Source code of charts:
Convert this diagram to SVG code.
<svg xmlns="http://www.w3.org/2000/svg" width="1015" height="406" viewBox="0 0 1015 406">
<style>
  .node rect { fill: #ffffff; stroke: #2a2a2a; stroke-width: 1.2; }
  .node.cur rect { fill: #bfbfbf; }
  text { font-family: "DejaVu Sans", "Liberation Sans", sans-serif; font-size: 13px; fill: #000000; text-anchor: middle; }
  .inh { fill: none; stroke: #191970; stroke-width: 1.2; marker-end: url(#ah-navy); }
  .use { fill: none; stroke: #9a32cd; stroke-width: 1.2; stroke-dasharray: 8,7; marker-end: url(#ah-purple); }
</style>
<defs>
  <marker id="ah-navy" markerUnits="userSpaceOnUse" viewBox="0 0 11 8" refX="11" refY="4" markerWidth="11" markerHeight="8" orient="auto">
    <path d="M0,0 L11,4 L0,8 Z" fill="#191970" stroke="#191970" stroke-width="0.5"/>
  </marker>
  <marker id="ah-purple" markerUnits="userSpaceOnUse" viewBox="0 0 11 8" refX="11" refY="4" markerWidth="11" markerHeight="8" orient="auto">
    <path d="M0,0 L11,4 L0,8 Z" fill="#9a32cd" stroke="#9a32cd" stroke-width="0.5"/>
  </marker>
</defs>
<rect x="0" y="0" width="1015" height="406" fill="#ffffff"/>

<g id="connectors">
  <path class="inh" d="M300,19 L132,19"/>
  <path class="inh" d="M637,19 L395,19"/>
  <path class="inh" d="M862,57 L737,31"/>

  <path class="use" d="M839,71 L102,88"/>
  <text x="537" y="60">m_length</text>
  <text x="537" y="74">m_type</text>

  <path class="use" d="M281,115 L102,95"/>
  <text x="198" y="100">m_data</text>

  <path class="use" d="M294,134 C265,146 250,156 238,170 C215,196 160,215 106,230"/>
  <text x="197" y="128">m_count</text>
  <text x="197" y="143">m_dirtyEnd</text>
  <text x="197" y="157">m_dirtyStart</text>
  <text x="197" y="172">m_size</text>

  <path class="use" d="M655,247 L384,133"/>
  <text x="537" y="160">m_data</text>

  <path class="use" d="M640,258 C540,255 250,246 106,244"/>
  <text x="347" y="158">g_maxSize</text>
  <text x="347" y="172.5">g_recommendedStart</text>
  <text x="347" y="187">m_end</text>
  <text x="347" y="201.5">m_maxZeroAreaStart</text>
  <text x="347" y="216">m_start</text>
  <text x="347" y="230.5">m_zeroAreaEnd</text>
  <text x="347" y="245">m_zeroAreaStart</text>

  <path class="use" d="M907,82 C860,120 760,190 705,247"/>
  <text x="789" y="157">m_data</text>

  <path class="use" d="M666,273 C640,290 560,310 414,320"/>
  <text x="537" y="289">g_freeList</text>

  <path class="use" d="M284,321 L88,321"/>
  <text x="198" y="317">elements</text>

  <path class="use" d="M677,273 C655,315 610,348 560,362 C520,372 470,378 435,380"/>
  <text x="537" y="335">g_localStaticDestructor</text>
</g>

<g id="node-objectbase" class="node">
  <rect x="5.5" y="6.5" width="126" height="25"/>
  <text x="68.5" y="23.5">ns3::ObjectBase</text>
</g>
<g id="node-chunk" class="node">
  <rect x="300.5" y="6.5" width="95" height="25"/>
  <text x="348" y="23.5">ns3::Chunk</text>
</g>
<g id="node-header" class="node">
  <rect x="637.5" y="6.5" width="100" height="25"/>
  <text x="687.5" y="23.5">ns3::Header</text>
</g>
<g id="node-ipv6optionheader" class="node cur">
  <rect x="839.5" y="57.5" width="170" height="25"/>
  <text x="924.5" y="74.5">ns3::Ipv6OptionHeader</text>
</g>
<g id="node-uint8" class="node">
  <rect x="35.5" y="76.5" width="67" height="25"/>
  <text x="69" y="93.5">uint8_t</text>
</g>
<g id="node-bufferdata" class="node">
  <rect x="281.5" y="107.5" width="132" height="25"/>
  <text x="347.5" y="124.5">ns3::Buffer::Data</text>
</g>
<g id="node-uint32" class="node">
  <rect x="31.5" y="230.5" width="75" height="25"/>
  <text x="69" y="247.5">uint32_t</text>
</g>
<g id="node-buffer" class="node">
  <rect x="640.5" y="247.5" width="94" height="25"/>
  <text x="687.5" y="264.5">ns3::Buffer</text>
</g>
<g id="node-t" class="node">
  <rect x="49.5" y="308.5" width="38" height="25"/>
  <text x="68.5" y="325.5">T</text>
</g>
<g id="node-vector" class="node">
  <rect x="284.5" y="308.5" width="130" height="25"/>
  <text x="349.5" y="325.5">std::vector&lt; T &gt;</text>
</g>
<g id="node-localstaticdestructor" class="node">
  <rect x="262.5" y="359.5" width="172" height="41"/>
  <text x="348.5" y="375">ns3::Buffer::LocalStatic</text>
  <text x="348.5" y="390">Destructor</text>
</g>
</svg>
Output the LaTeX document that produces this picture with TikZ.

● The problem
Would you restate each of the entries word for word?

● The result
Convert this diagram to SVG code.
<svg xmlns="http://www.w3.org/2000/svg" width="1015" height="406" viewBox="0 0 1015 406">
<style>
  .node rect { fill: #ffffff; stroke: #2a2a2a; stroke-width: 1.2; }
  .node.cur rect { fill: #bfbfbf; }
  text { font-family: "DejaVu Sans", "Liberation Sans", sans-serif; font-size: 13px; fill: #000000; text-anchor: middle; }
  .inh { fill: none; stroke: #191970; stroke-width: 1.2; marker-end: url(#ah-navy); }
  .use { fill: none; stroke: #9a32cd; stroke-width: 1.2; stroke-dasharray: 8,7; marker-end: url(#ah-purple); }
</style>
<defs>
  <marker id="ah-navy" markerUnits="userSpaceOnUse" viewBox="0 0 11 8" refX="11" refY="4" markerWidth="11" markerHeight="8" orient="auto">
    <path d="M0,0 L11,4 L0,8 Z" fill="#191970" stroke="#191970" stroke-width="0.5"/>
  </marker>
  <marker id="ah-purple" markerUnits="userSpaceOnUse" viewBox="0 0 11 8" refX="11" refY="4" markerWidth="11" markerHeight="8" orient="auto">
    <path d="M0,0 L11,4 L0,8 Z" fill="#9a32cd" stroke="#9a32cd" stroke-width="0.5"/>
  </marker>
</defs>
<rect x="0" y="0" width="1015" height="406" fill="#ffffff"/>

<g id="connectors">
  <path class="inh" d="M300,19 L132,19"/>
  <path class="inh" d="M637,19 L395,19"/>
  <path class="inh" d="M862,57 L737,31"/>

  <path class="use" d="M839,71 L102,88"/>
  <text x="537" y="60">m_length</text>
  <text x="537" y="74">m_type</text>

  <path class="use" d="M281,115 L102,95"/>
  <text x="198" y="100">m_data</text>

  <path class="use" d="M294,134 C265,146 250,156 238,170 C215,196 160,215 106,230"/>
  <text x="197" y="128">m_count</text>
  <text x="197" y="143">m_dirtyEnd</text>
  <text x="197" y="157">m_dirtyStart</text>
  <text x="197" y="172">m_size</text>

  <path class="use" d="M655,247 L384,133"/>
  <text x="537" y="160">m_data</text>

  <path class="use" d="M640,258 C540,255 250,246 106,244"/>
  <text x="347" y="158">g_maxSize</text>
  <text x="347" y="172.5">g_recommendedStart</text>
  <text x="347" y="187">m_end</text>
  <text x="347" y="201.5">m_maxZeroAreaStart</text>
  <text x="347" y="216">m_start</text>
  <text x="347" y="230.5">m_zeroAreaEnd</text>
  <text x="347" y="245">m_zeroAreaStart</text>

  <path class="use" d="M907,82 C860,120 760,190 705,247"/>
  <text x="789" y="157">m_data</text>

  <path class="use" d="M666,273 C640,290 560,310 414,320"/>
  <text x="537" y="289">g_freeList</text>

  <path class="use" d="M284,321 L88,321"/>
  <text x="198" y="317">elements</text>

  <path class="use" d="M677,273 C655,315 610,348 560,362 C520,372 470,378 435,380"/>
  <text x="537" y="335">g_localStaticDestructor</text>
</g>

<g id="node-objectbase" class="node">
  <rect x="5.5" y="6.5" width="126" height="25"/>
  <text x="68.5" y="23.5">ns3::ObjectBase</text>
</g>
<g id="node-chunk" class="node">
  <rect x="300.5" y="6.5" width="95" height="25"/>
  <text x="348" y="23.5">ns3::Chunk</text>
</g>
<g id="node-header" class="node">
  <rect x="637.5" y="6.5" width="100" height="25"/>
  <text x="687.5" y="23.5">ns3::Header</text>
</g>
<g id="node-ipv6optionheader" class="node cur">
  <rect x="839.5" y="57.5" width="170" height="25"/>
  <text x="924.5" y="74.5">ns3::Ipv6OptionHeader</text>
</g>
<g id="node-uint8" class="node">
  <rect x="35.5" y="76.5" width="67" height="25"/>
  <text x="69" y="93.5">uint8_t</text>
</g>
<g id="node-bufferdata" class="node">
  <rect x="281.5" y="107.5" width="132" height="25"/>
  <text x="347.5" y="124.5">ns3::Buffer::Data</text>
</g>
<g id="node-uint32" class="node">
  <rect x="31.5" y="230.5" width="75" height="25"/>
  <text x="69" y="247.5">uint32_t</text>
</g>
<g id="node-buffer" class="node">
  <rect x="640.5" y="247.5" width="94" height="25"/>
  <text x="687.5" y="264.5">ns3::Buffer</text>
</g>
<g id="node-t" class="node">
  <rect x="49.5" y="308.5" width="38" height="25"/>
  <text x="68.5" y="325.5">T</text>
</g>
<g id="node-vector" class="node">
  <rect x="284.5" y="308.5" width="130" height="25"/>
  <text x="349.5" y="325.5">std::vector&lt; T &gt;</text>
</g>
<g id="node-localstaticdestructor" class="node">
  <rect x="262.5" y="359.5" width="172" height="41"/>
  <text x="348.5" y="375">ns3::Buffer::LocalStatic</text>
  <text x="348.5" y="390">Destructor</text>
</g>
</svg>
Output the LaTeX document that produces this picture with TikZ.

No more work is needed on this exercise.